Note that I am not questioning the possibility or the necessity to
build communism.  As a matter of fact, I'm convinced that -- within
the boundaries of historical contingency and excluding a nuclear or
environmental catastrophe -- communism will prevail *necessarily*.  I
have never been more convinced of this.  I also hold the old view that
there's an inherent fundamental tendency in capitalism to hit the
ultimate limits with increasing acuteness, not through some agent-less
mechanism, but through its spontaneous impact on -- mixed with an
increasingly conscious self-transformation of -- the working people.

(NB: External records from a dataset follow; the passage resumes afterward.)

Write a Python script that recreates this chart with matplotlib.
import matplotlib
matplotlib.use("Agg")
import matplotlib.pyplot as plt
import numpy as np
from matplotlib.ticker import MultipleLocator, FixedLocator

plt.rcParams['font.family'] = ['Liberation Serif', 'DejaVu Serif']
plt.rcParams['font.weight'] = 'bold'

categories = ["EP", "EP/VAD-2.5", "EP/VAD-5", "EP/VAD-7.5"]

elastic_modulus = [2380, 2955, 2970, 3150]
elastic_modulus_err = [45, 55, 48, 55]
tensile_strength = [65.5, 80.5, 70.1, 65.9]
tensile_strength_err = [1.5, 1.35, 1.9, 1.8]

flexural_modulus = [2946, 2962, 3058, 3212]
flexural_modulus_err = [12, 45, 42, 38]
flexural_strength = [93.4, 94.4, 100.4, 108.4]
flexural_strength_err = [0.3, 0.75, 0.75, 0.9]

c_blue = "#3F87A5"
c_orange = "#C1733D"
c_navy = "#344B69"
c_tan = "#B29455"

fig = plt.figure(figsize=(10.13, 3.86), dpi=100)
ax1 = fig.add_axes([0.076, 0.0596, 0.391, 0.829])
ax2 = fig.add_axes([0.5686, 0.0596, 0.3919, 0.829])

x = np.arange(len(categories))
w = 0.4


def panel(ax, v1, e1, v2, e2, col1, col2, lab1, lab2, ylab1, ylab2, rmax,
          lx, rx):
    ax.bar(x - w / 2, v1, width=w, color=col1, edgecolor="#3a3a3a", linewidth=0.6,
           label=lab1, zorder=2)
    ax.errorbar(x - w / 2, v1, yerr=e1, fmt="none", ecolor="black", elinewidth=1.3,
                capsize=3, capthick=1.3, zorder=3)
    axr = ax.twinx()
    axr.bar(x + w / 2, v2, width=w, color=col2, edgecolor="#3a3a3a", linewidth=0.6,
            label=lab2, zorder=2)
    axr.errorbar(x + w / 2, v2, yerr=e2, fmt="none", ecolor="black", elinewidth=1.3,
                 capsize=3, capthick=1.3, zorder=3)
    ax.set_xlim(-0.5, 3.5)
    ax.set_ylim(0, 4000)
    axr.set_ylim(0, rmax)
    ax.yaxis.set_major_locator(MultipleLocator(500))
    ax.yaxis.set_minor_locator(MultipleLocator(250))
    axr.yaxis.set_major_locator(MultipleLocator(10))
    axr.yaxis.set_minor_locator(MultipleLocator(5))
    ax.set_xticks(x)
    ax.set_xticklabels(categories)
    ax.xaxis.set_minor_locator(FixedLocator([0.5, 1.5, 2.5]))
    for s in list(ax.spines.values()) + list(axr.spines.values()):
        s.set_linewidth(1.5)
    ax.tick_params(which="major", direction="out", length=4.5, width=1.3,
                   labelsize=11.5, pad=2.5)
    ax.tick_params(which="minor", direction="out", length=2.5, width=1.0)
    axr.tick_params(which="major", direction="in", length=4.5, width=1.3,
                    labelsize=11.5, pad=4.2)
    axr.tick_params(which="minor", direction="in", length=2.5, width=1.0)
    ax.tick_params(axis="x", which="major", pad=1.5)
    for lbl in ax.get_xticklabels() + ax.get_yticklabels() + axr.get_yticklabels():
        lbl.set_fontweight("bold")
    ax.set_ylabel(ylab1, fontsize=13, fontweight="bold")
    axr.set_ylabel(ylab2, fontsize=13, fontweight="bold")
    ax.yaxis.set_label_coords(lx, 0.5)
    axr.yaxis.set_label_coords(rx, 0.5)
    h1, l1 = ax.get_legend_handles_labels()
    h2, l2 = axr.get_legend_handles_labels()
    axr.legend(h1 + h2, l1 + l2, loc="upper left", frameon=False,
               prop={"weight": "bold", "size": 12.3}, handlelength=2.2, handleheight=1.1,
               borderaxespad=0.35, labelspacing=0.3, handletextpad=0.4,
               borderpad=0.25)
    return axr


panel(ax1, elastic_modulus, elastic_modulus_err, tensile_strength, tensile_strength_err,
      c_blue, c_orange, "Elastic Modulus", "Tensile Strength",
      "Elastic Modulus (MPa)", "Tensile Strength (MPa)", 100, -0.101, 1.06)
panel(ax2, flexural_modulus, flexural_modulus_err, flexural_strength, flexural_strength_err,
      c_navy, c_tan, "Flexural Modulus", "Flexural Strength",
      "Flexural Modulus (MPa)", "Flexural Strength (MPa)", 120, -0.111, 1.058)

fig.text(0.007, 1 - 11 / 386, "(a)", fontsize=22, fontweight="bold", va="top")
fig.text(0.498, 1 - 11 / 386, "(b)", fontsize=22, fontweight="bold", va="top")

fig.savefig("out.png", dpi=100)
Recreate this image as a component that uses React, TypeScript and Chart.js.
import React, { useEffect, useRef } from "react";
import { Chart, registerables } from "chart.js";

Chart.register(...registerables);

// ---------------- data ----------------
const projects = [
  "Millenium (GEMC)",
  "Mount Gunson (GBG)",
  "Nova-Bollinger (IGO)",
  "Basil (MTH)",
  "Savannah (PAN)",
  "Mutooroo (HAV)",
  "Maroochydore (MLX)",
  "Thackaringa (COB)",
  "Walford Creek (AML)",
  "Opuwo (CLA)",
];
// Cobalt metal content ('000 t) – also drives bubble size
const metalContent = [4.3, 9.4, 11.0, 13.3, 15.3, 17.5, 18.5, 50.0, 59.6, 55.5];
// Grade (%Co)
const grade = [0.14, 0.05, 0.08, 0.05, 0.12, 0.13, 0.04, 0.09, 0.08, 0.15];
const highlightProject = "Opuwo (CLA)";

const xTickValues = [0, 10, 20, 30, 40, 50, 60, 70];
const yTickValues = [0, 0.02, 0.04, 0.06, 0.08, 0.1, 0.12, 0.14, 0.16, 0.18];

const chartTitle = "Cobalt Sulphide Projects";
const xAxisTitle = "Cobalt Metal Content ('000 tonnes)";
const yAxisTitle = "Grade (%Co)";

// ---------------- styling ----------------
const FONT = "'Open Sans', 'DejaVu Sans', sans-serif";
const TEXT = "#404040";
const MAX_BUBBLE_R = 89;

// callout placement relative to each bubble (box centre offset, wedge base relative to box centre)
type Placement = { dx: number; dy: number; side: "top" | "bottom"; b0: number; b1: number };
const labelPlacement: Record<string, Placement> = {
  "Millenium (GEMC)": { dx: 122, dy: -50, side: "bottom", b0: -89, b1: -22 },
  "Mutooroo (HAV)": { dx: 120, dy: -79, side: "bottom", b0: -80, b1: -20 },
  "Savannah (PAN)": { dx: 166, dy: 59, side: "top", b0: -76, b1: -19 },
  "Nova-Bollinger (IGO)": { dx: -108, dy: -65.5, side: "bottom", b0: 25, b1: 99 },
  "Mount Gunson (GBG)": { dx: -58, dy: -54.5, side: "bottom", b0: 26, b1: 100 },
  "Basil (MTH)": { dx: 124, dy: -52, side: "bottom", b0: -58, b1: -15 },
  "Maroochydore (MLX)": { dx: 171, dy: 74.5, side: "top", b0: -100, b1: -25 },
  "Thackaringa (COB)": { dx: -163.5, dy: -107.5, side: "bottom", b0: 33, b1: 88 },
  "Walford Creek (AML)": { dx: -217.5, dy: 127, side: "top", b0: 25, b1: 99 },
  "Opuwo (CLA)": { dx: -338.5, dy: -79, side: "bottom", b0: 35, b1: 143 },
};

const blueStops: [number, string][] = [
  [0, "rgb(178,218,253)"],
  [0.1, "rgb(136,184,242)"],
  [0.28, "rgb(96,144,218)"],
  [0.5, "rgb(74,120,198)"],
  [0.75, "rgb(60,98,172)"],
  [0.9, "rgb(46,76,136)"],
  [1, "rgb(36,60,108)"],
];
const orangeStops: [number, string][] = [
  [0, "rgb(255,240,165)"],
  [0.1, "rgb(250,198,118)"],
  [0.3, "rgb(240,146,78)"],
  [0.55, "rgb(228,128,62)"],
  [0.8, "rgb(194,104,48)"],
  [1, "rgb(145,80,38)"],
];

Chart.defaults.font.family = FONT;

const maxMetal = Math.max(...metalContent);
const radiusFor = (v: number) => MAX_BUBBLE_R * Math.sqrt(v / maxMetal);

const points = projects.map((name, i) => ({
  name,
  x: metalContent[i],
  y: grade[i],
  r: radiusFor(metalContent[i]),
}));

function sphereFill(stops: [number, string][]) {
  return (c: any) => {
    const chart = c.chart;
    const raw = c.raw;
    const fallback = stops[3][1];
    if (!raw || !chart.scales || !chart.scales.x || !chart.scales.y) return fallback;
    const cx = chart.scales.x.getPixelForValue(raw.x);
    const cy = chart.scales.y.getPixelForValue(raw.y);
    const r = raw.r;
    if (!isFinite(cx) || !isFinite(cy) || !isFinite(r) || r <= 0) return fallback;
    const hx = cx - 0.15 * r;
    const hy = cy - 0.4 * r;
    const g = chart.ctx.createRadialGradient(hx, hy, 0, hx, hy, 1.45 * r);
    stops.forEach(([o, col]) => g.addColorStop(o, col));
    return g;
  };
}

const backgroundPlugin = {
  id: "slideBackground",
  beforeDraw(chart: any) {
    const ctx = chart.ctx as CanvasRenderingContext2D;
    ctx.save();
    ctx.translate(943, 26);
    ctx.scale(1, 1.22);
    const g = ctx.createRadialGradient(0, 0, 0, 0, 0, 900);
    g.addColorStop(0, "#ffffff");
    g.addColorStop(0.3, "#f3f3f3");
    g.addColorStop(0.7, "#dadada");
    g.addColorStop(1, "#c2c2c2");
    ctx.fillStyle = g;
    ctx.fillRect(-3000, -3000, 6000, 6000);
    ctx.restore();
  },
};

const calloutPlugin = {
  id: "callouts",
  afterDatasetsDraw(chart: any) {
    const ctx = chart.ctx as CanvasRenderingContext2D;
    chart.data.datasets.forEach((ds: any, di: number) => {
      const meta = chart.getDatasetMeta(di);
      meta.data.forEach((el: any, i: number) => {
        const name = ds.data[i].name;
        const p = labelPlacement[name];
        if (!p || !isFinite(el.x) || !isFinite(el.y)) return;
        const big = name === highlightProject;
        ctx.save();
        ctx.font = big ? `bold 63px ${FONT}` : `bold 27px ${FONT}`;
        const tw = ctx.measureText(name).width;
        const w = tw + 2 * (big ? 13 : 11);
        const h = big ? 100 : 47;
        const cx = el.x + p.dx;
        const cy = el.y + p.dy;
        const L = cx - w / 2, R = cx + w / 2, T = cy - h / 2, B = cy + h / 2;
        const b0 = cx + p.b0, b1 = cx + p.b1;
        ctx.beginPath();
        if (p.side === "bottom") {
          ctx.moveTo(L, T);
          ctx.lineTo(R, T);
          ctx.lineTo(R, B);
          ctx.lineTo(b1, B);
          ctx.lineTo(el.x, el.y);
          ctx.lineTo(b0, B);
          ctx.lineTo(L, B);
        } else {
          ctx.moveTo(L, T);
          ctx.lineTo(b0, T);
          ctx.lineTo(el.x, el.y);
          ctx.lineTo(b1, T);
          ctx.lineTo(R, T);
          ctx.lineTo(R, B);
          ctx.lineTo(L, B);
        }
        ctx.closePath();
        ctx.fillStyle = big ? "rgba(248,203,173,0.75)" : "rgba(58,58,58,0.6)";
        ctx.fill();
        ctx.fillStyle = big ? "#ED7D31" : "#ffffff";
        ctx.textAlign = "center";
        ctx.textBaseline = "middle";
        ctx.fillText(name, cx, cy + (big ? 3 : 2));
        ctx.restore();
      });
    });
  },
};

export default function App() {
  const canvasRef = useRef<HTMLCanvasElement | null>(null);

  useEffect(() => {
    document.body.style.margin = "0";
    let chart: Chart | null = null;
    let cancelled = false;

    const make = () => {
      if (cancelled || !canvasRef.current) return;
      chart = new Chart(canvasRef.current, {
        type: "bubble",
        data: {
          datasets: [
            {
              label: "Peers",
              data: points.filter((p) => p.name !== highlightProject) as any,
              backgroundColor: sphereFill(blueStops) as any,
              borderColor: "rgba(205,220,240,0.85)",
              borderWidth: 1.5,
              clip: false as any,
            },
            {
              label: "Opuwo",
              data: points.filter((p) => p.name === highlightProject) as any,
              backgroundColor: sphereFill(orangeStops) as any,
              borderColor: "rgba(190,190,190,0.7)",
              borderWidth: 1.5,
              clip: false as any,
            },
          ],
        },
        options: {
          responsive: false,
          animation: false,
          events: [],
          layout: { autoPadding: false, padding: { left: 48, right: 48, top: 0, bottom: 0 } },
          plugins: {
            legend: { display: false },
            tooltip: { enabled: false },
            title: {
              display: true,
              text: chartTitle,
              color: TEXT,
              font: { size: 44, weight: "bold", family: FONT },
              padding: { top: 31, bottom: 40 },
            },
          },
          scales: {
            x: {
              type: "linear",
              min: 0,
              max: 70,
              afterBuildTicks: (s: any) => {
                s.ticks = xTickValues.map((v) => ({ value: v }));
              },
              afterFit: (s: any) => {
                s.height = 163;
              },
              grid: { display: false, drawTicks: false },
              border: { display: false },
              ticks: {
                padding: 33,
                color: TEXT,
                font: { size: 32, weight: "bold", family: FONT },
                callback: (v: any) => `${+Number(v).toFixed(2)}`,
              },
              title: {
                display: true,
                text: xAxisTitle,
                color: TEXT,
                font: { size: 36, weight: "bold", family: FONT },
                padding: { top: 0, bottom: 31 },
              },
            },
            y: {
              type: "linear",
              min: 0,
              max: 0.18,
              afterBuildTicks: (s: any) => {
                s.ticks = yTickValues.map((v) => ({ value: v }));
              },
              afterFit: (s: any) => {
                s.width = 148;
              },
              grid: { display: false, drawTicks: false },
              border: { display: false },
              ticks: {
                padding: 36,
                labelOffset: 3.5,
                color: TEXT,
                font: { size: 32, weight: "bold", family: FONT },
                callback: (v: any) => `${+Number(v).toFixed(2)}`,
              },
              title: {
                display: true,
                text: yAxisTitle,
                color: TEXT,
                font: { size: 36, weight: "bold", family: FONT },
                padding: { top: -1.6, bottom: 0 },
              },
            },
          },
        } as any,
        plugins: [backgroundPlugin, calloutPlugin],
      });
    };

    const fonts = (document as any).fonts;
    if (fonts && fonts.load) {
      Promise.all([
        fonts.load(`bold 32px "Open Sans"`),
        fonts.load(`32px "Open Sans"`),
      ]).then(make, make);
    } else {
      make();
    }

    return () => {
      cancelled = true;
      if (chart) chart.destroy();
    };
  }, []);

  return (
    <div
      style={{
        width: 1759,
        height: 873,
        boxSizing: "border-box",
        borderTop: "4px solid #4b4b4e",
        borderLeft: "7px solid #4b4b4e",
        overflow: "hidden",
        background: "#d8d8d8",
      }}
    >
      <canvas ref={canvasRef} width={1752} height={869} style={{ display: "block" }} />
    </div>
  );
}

In PEN-L postings, all this cannot be spelled out all at once.  The
posts would be unreadable -- as this already is. So, a bit has to be
presumed or inferred from context and the rest is to be induced from
the little we know about one another.  Or not... as I noted in a reply
to Jim.  I said to him, I humbly admit that human communication has
limits.

My reasoning can be faulty.  But nowhere do I imply that -- from the
vantage point of some moral Mount Olympus -- that brutality, violence,
Nazism, or rape are justified?

A final clarification: I'm typing this, not because I feel any
obligation to please Bill, in spite of the vehemence with which he
demands me to answer his questions.  I don't think he cares about my
answers at all, since he's already established my moral inferiority on
the basis of my "thoughtless use" of a word.  So, this is for those
who have not yet made that judgment.